- WORK TO COMPLETE: Copy exactly, and only, the lines between the line holding "Emit a web page" and the line holding "30, 16, 6, 1, 0, 0];", inclusive; skip the pictures.
## START AVAILABLE DATA
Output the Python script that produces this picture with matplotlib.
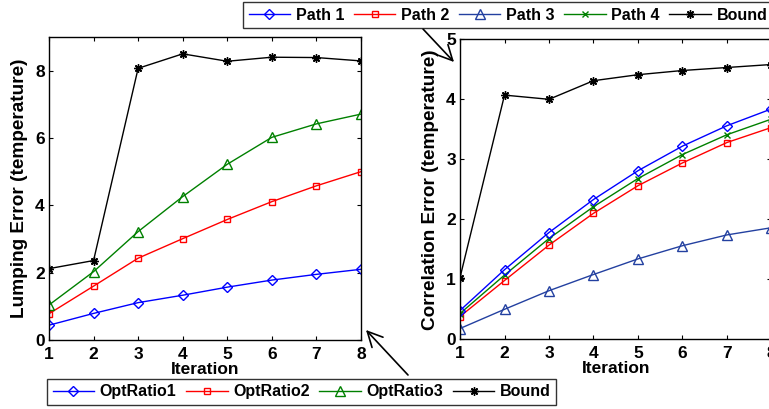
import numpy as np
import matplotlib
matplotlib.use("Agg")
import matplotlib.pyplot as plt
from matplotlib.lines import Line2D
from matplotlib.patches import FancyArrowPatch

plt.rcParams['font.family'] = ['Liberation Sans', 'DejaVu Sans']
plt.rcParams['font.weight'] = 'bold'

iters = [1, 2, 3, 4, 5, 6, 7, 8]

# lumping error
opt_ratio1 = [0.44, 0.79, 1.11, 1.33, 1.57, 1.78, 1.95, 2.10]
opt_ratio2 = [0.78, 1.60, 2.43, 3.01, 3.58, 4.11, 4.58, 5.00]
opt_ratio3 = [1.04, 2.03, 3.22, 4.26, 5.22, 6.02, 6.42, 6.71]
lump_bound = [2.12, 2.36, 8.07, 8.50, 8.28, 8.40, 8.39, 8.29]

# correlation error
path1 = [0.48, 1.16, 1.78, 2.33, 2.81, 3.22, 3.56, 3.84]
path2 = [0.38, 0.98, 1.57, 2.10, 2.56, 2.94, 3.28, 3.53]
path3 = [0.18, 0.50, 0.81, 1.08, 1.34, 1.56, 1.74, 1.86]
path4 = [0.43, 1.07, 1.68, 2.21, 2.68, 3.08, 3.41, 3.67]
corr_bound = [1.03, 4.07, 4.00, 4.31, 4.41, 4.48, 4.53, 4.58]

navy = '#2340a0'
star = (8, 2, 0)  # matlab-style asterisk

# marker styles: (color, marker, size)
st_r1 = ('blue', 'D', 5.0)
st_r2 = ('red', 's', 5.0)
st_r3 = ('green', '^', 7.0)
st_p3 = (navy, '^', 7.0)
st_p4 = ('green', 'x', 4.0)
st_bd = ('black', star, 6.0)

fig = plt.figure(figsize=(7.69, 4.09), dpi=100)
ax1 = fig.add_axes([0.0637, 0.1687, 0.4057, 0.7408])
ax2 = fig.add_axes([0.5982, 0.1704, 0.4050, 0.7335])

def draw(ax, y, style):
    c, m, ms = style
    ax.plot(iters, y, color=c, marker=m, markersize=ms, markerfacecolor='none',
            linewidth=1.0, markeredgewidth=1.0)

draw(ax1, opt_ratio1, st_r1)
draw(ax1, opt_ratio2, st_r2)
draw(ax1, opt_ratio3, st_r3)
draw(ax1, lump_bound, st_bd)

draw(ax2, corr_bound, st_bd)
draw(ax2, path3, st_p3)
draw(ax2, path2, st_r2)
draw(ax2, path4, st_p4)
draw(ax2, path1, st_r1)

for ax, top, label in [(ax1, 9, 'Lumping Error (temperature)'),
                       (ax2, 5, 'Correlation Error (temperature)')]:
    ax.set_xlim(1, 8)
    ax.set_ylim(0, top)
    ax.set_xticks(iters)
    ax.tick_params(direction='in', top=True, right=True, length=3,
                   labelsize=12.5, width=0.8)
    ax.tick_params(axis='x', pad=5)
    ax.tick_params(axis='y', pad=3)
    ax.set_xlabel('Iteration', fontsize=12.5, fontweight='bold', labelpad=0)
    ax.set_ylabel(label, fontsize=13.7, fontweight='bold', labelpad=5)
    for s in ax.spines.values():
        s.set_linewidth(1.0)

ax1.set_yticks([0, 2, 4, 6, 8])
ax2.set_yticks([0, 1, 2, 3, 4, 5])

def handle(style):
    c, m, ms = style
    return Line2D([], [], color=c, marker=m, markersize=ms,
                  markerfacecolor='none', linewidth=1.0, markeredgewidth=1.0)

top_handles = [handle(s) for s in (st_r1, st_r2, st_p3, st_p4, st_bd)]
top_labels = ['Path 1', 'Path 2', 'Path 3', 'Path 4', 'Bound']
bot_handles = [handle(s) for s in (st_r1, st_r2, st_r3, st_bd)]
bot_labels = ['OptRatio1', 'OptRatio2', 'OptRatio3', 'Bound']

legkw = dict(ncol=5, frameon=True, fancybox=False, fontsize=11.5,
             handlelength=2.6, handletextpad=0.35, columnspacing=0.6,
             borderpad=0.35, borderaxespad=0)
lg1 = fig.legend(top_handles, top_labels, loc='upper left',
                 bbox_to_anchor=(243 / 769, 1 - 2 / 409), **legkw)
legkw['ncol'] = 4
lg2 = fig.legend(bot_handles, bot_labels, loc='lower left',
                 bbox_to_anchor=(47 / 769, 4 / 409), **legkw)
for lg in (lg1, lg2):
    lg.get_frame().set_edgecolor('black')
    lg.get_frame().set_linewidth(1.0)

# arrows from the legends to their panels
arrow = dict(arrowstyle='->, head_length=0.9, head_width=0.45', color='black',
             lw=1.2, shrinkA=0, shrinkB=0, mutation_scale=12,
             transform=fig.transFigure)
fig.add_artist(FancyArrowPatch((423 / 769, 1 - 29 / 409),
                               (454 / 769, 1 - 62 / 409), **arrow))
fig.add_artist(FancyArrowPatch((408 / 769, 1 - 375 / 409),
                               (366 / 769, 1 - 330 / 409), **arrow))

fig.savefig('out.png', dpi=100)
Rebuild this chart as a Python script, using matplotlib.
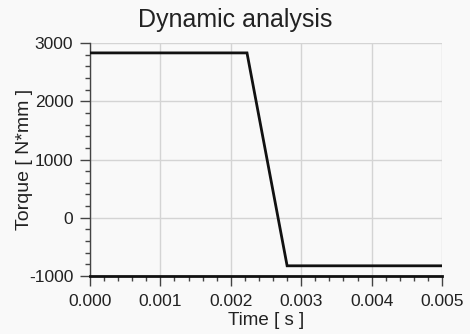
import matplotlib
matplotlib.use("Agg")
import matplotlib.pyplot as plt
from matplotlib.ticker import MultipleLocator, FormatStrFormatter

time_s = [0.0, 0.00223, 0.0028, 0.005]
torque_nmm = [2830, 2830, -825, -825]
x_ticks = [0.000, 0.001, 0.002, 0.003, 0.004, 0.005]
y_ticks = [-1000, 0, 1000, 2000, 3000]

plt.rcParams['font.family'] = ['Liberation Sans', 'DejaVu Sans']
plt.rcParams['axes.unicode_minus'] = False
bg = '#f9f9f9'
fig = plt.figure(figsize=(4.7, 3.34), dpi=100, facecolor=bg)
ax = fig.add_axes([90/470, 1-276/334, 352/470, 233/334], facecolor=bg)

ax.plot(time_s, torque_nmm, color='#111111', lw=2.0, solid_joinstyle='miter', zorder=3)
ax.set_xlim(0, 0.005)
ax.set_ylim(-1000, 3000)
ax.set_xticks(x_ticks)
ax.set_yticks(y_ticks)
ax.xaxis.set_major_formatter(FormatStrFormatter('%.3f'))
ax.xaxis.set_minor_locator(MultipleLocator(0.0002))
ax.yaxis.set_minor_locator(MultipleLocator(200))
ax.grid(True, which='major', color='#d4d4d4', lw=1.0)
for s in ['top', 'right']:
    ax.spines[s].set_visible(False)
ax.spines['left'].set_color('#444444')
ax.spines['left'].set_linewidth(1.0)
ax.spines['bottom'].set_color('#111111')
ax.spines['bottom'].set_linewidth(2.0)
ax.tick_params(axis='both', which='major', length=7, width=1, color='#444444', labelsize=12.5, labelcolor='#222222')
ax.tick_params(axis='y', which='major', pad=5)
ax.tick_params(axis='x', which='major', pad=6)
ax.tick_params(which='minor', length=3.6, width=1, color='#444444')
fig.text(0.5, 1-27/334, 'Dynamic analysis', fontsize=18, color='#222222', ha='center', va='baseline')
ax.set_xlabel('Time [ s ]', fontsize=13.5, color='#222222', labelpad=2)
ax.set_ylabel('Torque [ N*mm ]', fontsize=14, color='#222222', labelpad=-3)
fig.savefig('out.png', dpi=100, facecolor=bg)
## END AVAILABLE DATA
## START AVAILABLE DATA
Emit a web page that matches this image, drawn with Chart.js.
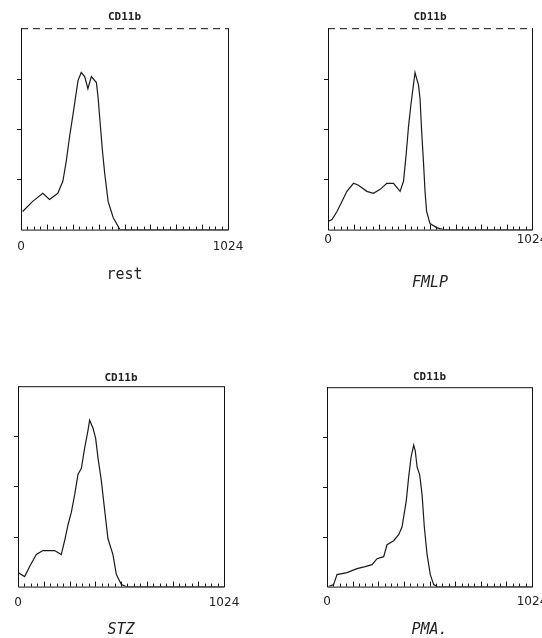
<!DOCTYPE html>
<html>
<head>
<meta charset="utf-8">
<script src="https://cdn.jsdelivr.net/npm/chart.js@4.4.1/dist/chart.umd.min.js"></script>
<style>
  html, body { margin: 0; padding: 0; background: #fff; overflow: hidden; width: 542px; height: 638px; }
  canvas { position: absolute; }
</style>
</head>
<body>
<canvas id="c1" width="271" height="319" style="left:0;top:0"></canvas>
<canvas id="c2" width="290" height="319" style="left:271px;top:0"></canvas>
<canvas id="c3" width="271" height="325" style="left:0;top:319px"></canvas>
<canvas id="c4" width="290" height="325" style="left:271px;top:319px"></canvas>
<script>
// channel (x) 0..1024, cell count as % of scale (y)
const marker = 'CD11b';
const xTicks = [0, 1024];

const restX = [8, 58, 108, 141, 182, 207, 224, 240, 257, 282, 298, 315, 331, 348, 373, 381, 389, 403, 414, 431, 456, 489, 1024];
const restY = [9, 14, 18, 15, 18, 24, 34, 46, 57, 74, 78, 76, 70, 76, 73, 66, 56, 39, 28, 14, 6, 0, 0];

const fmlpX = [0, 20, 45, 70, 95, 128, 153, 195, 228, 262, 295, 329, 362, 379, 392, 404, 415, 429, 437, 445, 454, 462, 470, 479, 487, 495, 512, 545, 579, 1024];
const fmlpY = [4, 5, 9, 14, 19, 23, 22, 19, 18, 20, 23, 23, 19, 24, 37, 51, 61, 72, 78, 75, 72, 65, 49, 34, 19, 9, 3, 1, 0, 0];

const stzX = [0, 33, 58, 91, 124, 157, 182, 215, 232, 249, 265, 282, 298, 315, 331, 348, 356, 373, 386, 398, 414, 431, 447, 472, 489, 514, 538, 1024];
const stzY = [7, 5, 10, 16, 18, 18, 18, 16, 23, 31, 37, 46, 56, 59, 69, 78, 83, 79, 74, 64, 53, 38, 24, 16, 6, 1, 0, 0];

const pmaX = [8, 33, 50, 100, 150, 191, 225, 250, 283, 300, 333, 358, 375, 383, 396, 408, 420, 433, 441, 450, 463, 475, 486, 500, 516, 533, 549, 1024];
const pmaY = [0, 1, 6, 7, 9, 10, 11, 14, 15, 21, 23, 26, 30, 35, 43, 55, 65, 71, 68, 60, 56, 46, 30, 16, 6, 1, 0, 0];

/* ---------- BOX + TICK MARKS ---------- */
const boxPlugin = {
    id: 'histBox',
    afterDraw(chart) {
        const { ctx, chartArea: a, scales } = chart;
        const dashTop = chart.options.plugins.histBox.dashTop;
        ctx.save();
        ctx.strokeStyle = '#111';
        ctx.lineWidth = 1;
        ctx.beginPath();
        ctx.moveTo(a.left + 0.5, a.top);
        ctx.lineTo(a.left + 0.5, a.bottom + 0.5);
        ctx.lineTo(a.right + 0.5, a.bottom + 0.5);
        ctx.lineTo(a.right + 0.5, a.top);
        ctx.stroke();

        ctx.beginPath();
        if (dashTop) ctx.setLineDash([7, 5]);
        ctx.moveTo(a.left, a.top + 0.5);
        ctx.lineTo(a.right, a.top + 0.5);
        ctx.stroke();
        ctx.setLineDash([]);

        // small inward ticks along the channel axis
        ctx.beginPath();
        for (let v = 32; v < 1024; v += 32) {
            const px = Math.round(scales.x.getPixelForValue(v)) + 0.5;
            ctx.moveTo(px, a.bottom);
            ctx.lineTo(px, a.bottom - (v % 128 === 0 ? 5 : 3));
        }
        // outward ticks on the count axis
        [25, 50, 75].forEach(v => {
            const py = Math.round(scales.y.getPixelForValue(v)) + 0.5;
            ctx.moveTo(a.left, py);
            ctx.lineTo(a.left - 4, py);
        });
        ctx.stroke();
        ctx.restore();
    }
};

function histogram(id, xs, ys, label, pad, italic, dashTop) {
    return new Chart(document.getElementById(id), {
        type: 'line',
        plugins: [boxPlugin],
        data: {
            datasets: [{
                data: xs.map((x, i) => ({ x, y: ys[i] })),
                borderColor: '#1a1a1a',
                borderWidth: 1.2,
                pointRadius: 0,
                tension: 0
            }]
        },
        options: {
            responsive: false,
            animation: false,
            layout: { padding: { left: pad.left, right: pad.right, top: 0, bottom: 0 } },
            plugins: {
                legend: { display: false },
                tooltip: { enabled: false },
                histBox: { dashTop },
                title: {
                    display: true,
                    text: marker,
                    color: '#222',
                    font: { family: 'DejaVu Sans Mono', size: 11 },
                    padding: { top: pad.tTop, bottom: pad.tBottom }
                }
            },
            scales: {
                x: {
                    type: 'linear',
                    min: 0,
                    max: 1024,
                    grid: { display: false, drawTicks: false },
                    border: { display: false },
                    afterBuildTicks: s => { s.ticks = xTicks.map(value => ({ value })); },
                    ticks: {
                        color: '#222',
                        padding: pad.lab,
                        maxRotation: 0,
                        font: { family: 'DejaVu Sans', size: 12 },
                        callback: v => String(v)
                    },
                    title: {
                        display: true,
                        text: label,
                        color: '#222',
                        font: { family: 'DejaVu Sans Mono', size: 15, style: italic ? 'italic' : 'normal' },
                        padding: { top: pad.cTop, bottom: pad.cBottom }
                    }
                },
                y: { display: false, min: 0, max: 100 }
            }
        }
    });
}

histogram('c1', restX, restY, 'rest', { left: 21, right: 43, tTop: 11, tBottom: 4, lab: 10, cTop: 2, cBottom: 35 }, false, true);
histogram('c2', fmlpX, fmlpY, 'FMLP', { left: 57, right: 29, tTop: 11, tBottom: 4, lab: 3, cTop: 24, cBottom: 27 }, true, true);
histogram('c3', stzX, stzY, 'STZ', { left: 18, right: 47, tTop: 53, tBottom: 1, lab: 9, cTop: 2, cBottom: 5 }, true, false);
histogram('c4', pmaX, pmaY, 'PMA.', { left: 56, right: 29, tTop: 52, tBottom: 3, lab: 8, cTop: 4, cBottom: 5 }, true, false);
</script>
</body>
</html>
## END AVAILABLE DATA
## START AVAILABLE DATA
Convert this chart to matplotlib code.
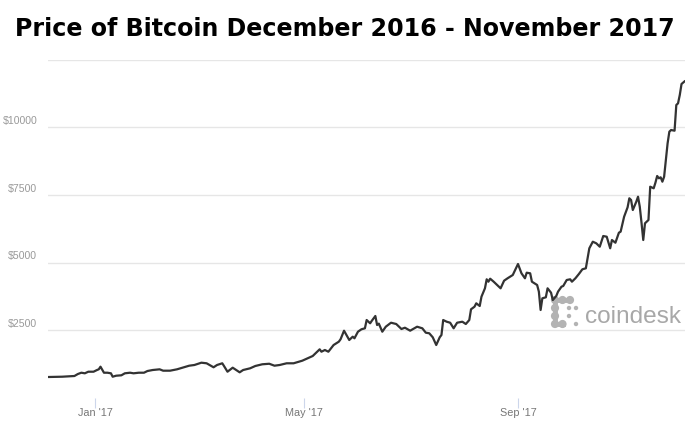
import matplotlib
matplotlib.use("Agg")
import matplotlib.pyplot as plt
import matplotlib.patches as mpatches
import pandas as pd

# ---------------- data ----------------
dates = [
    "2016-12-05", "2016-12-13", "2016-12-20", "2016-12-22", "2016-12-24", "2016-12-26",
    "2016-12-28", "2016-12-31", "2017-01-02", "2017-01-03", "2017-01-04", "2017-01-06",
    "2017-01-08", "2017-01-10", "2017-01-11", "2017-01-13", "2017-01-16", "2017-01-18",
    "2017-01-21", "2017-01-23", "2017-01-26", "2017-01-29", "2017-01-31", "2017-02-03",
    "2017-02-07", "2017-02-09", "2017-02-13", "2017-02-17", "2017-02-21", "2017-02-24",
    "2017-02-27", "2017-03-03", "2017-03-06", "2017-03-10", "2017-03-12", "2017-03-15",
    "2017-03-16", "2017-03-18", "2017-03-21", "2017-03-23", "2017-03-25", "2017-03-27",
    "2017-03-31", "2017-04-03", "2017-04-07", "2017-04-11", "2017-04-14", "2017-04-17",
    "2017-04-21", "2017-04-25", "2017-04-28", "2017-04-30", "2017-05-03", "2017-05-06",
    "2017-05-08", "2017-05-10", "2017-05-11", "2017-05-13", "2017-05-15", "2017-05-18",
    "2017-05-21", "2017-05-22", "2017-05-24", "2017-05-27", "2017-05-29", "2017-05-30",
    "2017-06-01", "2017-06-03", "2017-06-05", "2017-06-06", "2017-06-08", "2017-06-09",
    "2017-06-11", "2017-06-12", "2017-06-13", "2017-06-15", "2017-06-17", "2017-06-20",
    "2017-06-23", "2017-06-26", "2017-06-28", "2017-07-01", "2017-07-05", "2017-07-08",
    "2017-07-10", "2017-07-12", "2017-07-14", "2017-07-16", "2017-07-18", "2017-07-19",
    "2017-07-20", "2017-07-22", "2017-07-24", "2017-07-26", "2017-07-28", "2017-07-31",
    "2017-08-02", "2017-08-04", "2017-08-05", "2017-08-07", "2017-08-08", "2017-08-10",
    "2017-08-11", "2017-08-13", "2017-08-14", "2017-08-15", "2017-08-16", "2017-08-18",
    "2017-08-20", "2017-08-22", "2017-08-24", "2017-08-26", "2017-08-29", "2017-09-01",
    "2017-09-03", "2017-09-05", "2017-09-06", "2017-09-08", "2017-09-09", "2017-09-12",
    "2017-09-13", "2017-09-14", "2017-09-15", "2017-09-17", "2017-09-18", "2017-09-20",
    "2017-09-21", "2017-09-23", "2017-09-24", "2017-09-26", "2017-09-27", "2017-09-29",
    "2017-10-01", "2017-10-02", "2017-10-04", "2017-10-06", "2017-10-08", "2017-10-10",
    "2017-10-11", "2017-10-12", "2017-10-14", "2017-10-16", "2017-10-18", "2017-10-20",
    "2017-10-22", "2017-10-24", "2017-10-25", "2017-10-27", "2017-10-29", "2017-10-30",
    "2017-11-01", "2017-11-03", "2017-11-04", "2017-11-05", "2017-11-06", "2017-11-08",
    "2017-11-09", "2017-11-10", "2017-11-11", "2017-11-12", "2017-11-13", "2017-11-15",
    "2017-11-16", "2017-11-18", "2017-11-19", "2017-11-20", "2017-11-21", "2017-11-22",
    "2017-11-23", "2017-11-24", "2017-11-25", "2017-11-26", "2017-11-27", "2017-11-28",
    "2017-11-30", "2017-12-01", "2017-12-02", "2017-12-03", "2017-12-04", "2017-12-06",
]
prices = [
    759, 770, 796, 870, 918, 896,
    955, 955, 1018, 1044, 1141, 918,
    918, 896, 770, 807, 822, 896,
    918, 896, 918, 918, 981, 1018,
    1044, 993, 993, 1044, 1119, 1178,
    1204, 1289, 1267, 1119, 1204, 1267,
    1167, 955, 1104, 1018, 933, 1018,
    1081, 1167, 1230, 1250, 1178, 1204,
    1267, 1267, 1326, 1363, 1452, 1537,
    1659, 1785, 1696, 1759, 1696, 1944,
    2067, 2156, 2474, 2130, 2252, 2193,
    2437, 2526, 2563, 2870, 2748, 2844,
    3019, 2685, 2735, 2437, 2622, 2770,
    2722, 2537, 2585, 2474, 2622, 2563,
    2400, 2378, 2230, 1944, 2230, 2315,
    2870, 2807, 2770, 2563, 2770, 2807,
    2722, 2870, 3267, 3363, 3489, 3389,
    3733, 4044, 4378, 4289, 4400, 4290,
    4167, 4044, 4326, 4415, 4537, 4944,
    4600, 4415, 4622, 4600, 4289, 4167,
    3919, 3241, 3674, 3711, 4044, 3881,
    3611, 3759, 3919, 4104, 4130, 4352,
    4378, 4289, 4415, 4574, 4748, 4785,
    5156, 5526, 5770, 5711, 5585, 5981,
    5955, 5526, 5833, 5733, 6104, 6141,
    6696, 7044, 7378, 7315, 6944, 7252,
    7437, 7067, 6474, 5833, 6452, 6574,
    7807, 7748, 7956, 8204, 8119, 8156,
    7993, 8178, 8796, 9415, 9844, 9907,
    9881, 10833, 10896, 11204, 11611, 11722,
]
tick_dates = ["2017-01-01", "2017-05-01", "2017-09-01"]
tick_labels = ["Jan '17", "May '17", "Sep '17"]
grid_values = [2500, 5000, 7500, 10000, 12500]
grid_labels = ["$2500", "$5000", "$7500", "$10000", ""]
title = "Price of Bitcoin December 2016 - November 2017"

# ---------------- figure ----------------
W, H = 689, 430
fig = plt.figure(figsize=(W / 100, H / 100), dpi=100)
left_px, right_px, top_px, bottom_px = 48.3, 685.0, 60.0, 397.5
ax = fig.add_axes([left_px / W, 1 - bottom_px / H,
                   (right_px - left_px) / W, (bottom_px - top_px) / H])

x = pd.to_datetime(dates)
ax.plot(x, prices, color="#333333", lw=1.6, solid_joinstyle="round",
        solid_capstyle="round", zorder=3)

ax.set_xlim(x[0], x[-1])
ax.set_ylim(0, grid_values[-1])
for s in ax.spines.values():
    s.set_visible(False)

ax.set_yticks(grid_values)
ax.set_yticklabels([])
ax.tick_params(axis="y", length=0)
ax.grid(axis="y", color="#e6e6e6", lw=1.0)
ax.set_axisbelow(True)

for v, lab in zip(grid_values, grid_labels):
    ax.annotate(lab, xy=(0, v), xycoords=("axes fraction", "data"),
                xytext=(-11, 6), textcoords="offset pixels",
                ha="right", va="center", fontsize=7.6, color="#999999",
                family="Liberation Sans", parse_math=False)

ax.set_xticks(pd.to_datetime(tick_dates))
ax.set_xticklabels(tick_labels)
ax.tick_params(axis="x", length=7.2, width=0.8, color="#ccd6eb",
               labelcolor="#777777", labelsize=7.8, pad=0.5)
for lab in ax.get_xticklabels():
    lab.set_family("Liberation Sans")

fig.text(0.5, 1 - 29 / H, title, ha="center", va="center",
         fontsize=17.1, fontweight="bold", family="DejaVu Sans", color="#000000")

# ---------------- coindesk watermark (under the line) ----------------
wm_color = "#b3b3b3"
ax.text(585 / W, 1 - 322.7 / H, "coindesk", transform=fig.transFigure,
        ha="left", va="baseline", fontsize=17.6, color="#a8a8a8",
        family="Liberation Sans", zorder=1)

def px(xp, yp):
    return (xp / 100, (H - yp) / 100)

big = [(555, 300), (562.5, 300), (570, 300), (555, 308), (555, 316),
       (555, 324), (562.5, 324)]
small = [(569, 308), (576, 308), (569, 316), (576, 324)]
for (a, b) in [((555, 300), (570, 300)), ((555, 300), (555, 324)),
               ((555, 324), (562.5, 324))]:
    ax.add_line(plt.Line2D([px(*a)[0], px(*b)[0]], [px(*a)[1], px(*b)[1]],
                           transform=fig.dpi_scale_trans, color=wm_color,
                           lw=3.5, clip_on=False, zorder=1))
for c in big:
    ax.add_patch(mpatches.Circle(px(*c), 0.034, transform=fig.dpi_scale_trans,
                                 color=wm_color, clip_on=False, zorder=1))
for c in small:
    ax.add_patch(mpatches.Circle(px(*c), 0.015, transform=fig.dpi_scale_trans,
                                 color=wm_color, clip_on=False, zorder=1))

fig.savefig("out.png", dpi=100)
## END AVAILABLE DATA
- THE COMPLETED TASK:
Emit a web page that matches this image, drawn with Chart.js.
<!DOCTYPE html>
<html>
<head>
<meta charset="utf-8">
<script src="https://cdn.jsdelivr.net/npm/chart.js@4.4.1/dist/chart.umd.min.js"></script>
<style>
  html, body { margin: 0; padding: 0; background: #fff; overflow: hidden; width: 542px; height: 638px; }
  canvas { position: absolute; }
</style>
</head>
<body>
<canvas id="c1" width="271" height="319" style="left:0;top:0"></canvas>
<canvas id="c2" width="290" height="319" style="left:271px;top:0"></canvas>
<canvas id="c3" width="271" height="325" style="left:0;top:319px"></canvas>
<canvas id="c4" width="290" height="325" style="left:271px;top:319px"></canvas>
<script>
// channel (x) 0..1024, cell count as % of scale (y)
const marker = 'CD11b';
const xTicks = [0, 1024];

const restX = [8, 58, 108, 141, 182, 207, 224, 240, 257, 282, 298, 315, 331, 348, 373, 381, 389, 403, 414, 431, 456, 489, 1024];
const restY = [9, 14, 18, 15, 18, 24, 34, 46, 57, 74, 78, 76, 70, 76, 73, 66, 56, 39, 28, 14, 6, 0, 0];

const fmlpX = [0, 20, 45, 70, 95, 128, 153, 195, 228, 262, 295, 329, 362, 379, 392, 404, 415, 429, 437, 445, 454, 462, 470, 479, 487, 495, 512, 545, 579, 1024];
const fmlpY = [4, 5, 9, 14, 19, 23, 22, 19, 18, 20, 23, 23, 19, 24, 37, 51, 61, 72, 78, 75, 72, 65, 49, 34, 19, 9, 3, 1, 0, 0];

const stzX = [0, 33, 58, 91, 124, 157, 182, 215, 232, 249, 265, 282, 298, 315, 331, 348, 356, 373, 386, 398, 414, 431, 447, 472, 489, 514, 538, 1024];
const stzY = [7, 5, 10, 16, 18, 18, 18, 16, 23, 31, 37, 46, 56, 59, 69, 78, 83, 79, 74, 64, 53, 38, 24, 16, 6, 1, 0, 0];

const pmaX = [8, 33, 50, 100, 150, 191, 225, 250, 283, 300, 333, 358, 375, 383, 396, 408, 420, 433, 441, 450, 463, 475, 486, 500, 516, 533, 549, 1024];
const pmaY = [0, 1, 6, 7, 9, 10, 11, 14, 15, 21, 23, 26, 30, 35, 43, 55, 65, 71, 68, 60, 56, 46, 30, 16, 6, 1, 0, 0];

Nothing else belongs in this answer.